Kan sejak awal sebenarnya kami hanya menanggung makan (dikasih dalam bentuk bahan makanan mentah seperti beras, minyak, dst) untuk yang penghasilannya berkurang. Akhirnya, ada omongan gak enak yang kami dengar mengenai salah satu anak kost yang ngeluh katanya ibu kost gak adil. Soalnya, tetangga pada dapat bingkisan kok dia tidak? Nah, anak kost ini memang tidak kami beri bantuan karena dia bekerja di busway yang tidak terdampak sama sekali. Busway tetap jalan. Dia mendapat gaji penuh dari PT Transjakarta. Sementara tetangga kanan kirinya itu tukang jualan di Pasar Batak dan tukang jahit yang yaudah, siapa yang mau jahit baju hari gini?

Tapi karena ribet juga kalau dijelasin, akhirnya kami menambah bingkisan itu untuk semua anak kost ajalah.

Jadi bisa dibilang, minggu-minggu pertama masa social distancing di Jakarta itu adalah hari-hari yang cukup memberikan tantangan buat kami. Penghasilan menurun drastic. Termasuk bahkan penghasilan saya karena adanya pemotongan gaji. Sementara itu, tagihan listrik melonjak begitu tinggi. Sampai tiga kali lipat!

Pembangunan kost-kostan yang masih berjalan terpaksa harus berhenti sementara karena dananya kami alokasikan ke tempat lain dulu.

Selama berminggu-minggu sempat juga merasa adanya ketidakpastian penghasilan untuk beberapa bulan yang akan datang.
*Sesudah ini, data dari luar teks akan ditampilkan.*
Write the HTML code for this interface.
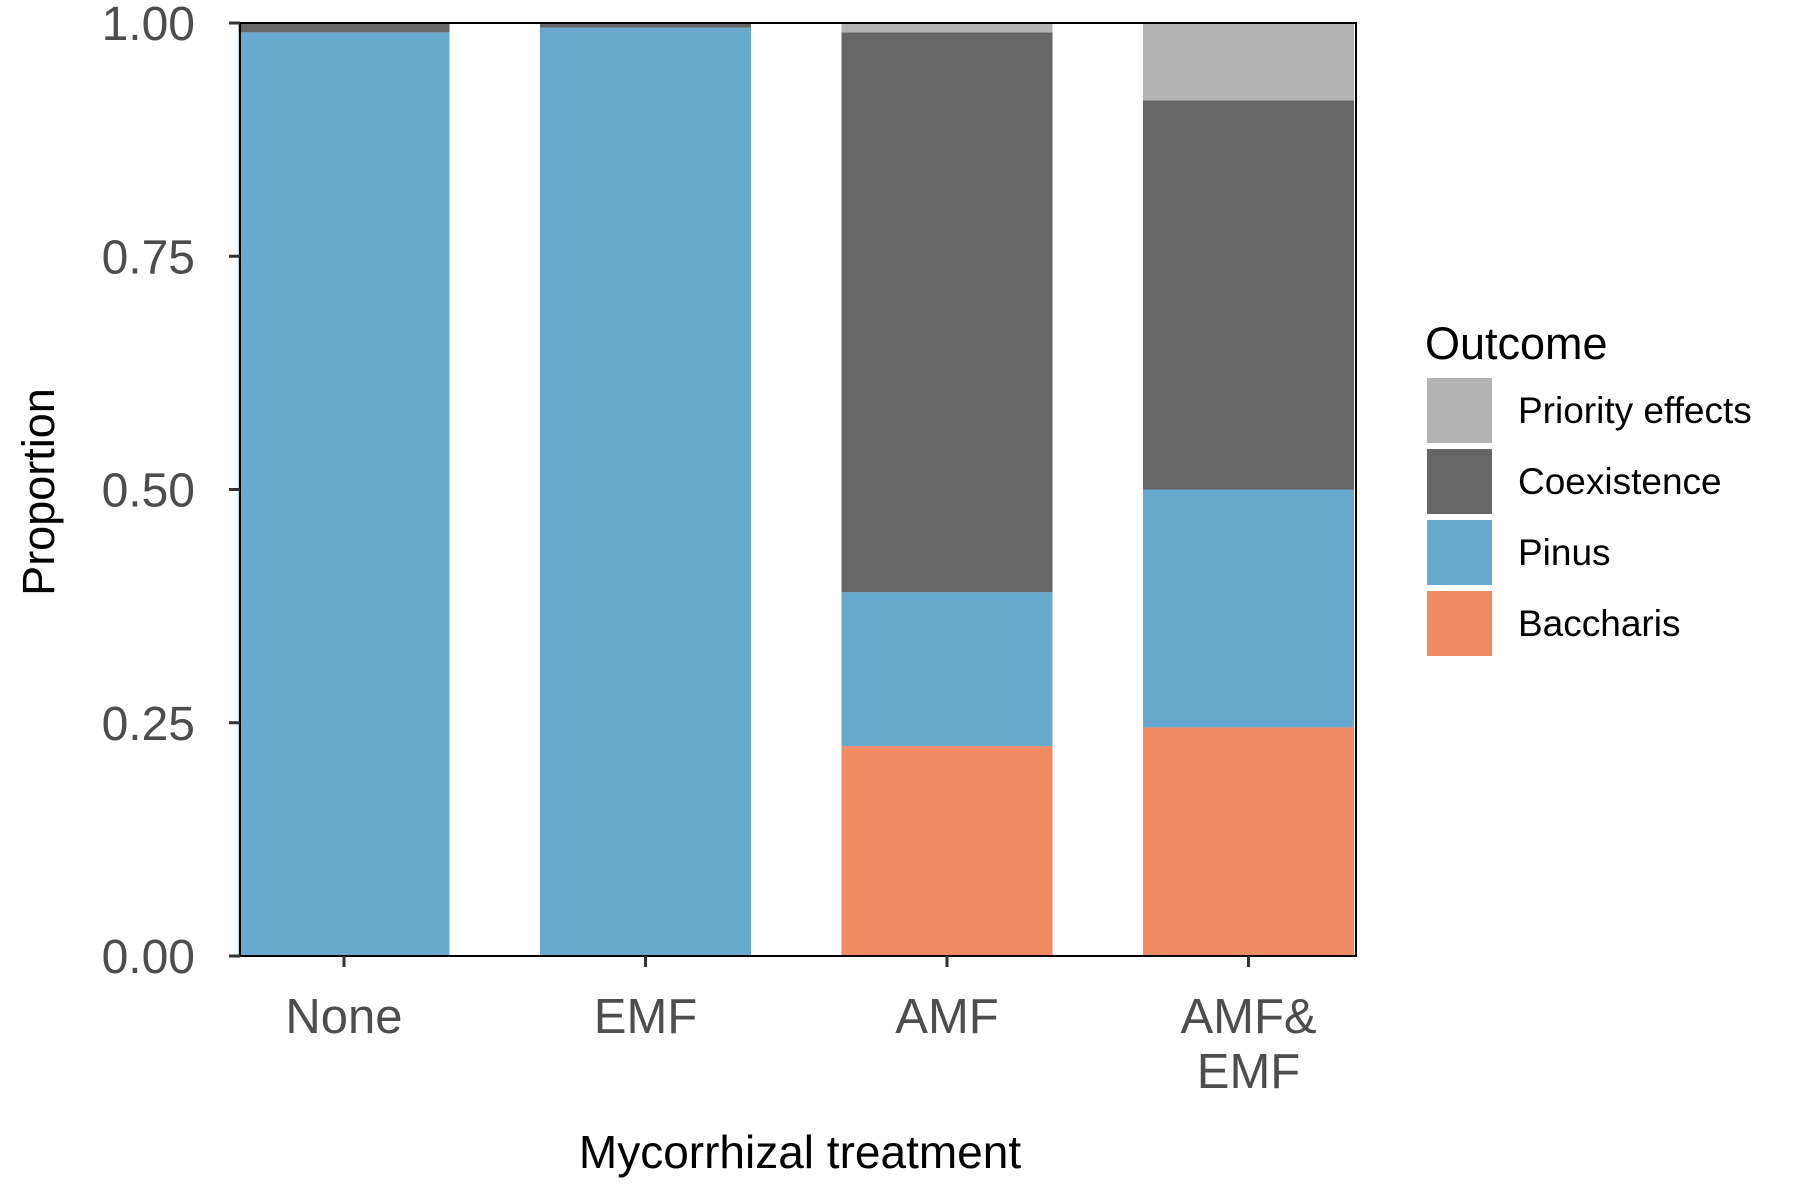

Apakah tetap ada tunjangan? Apakah nanti akan diundur tahun ajaran baru ke Januari (sempat jadi wacana) yang artinya, kemungkinan 6 bulan saya tidak akan mendapatkan penghasilan sama sekali. Karena kost-kostan pun jatuhnya rugi terus-terusan setiap hari.

Beberapa keluarga saya juga kehilangan penghasilan secara drastis. Contohnya, adik saya yang pilot, ya sudah. Penghasilannya hanya sepesekian persen saja.

Tabungan tentunya ada. Tapi, ya terguras terus.

Yaa, gak papa. Terkadang kami sekeluarga membicarakan itu dan malahan jadi teringat masa-masa sulit kita dahulu. Apa yang kami hadapi saat ini jauh banget. Gak sebanding. Jadi bisa dibilang, kami sudah pernah mengalami hal yang lebih buruk dari ini. Rasanya justru senang sekali malahan di saat seperti ini, kami jadi bagian orang-orang yang bisa sedikit meringankan beban orang lain.

PSBB (Pembatasan Sosial Berskala Besar) di Jakarta akhirnya disetujui pemerintah pusat dan mulai diberlakukan pada tanggal 10 April 2020 dan sampai hari ini masih berjalan. Pada saat PSBB dimulai, masalah-masalah kecil yang baru muncul. Makin banyak anak kostan yang jatuh secara ekonomi misalnya ojol yang sekarang hanya boleh mengantar barang saja yang berpengaruh banget sama penghasilan mereka. Juga hal-hal yang berkaitan dengan bansos dari pemerintah.